"there are three stages in every work of god: impossible, difficult, done." j. hudson taylor
the middle of winter is a great time for thinking. holidays have passed, the winds pick up and the temps drop further still. extra time in the house, likely taking care of various sickness being passed around. these are ingredients for stillness, and in stillness the mind clouds part and the faint light of inspiration comes. at least it's possible for things to work this way.
my mind clouds have yet to part. i'm seeing more confusion than inspiration.
so many obligations, so many hopes, so many unknowns, so many hurts to heal, so many errands. please, lord, with the errands! everything seems to close in and shout, finish me! figure me out now! take care of all the people!
i'm easily overwhelmed. it's getting worse with age. i would love to claim it's due to my great wisdom, seeing all the things, therefore being more burdened and intimidated. but it's not true. i think i get overwhelmed, and even worry sometimes, because i'm too lazy or proud to give it to jesus. it somehow seems easier, in my clouded mind, that i need to work everything out, then pray specifically, according to what i see.
then this morning, dark and early, i see that faint light of inspiration. the lord whispered a reminder. i need to keep on celebrating his goodness. i need to keep on practicing gratitude. not just when i feel like it, but especially when i don't. this is where inspiration of all sorts begins.

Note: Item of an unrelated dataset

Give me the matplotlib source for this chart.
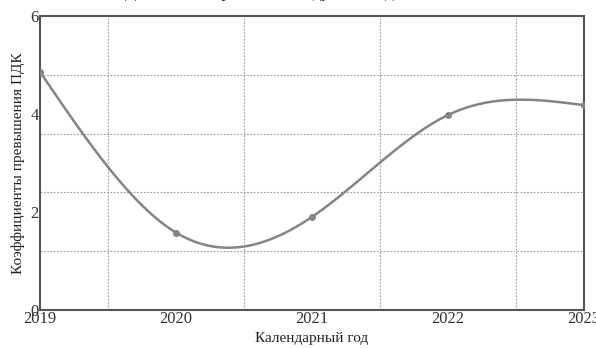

a thankful mind is a thoughtful mind. a mind thoughtful always of the goodness of god is clear. hopeful. strong. at rest. because he doesn't change.
his goodness and faithfulness then, will be so now. he doesn't forget how to be faithful, like i so often do. he's working all things at all times, for his glory and my ultimate good. i want to get out of the way. i want to break free from the gloom of failed self-sustaining strength and trust him. in all things.
i'm sure i'll forget his goodness many more times, and i'm grateful to know he will remind me every one of those times. he carries out the tiny and impossible things.